His new book, Behind the Wall: Life, Love and Struggle in Palestine, is released next month:
Of the approximately seven million Palestinian refugees around the world, more than 650,000 are living in camps along the West Bank and Gaza Strip. Having been forced from their homes, either through violence or the threat of it, those living in these camps, Rich Wiles asserts, suffer greatly from Israeli Army incursions, violence, poverty, and desperation—often even more severely than in the surrounding cities or villages. Although much media attention has been drawn to the area’s political climate, the stories of its dispossessed people have gone largely underreported.

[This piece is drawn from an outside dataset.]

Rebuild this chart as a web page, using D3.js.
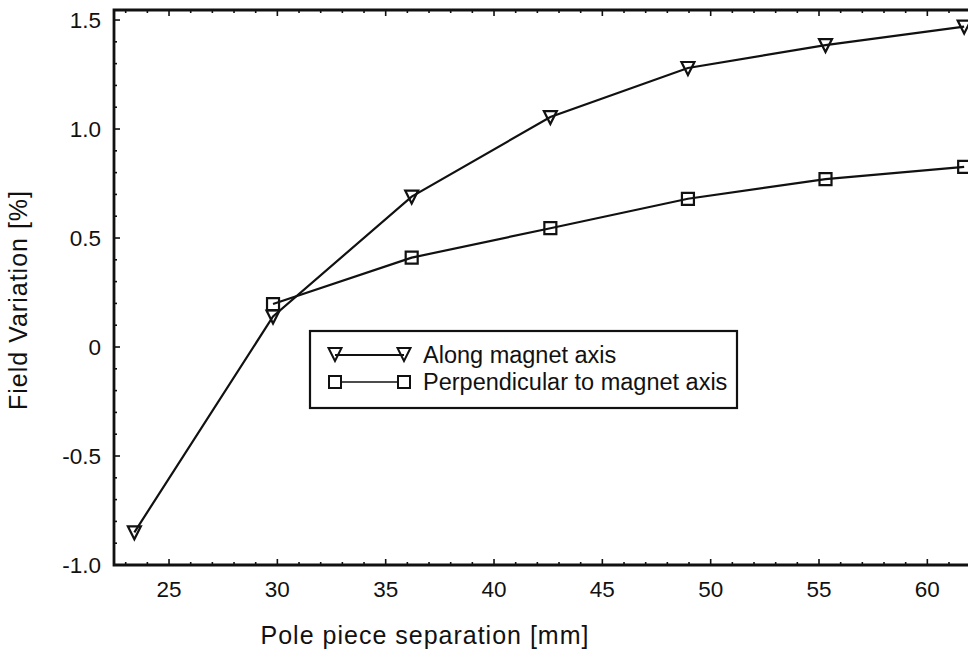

Having spent much of his time in Palestine since 2003, Wiles offers a glimpse inside the West Bank’s refugee camps between 2006 and 2007 through a collection of oral histories, vignettes, and photographic portraits. In these pieces, Wiles recounts conversations with Palestinians of all ages, including survivors of al-Nakba, released child and female prisoners, parents trying to rear their children amid the violence of military occupation, and exiles struggling for the right of return to their original villages. These intimate portrayals not only offer clues to understanding the physical and psychological effects of exile, colonization, and occupation, they also reveal the true Palestinian psyche, one that is at once full of life, love, and strength. Through both written word and photographic image, Behind the Wall allows Palestinians to speak for themselves.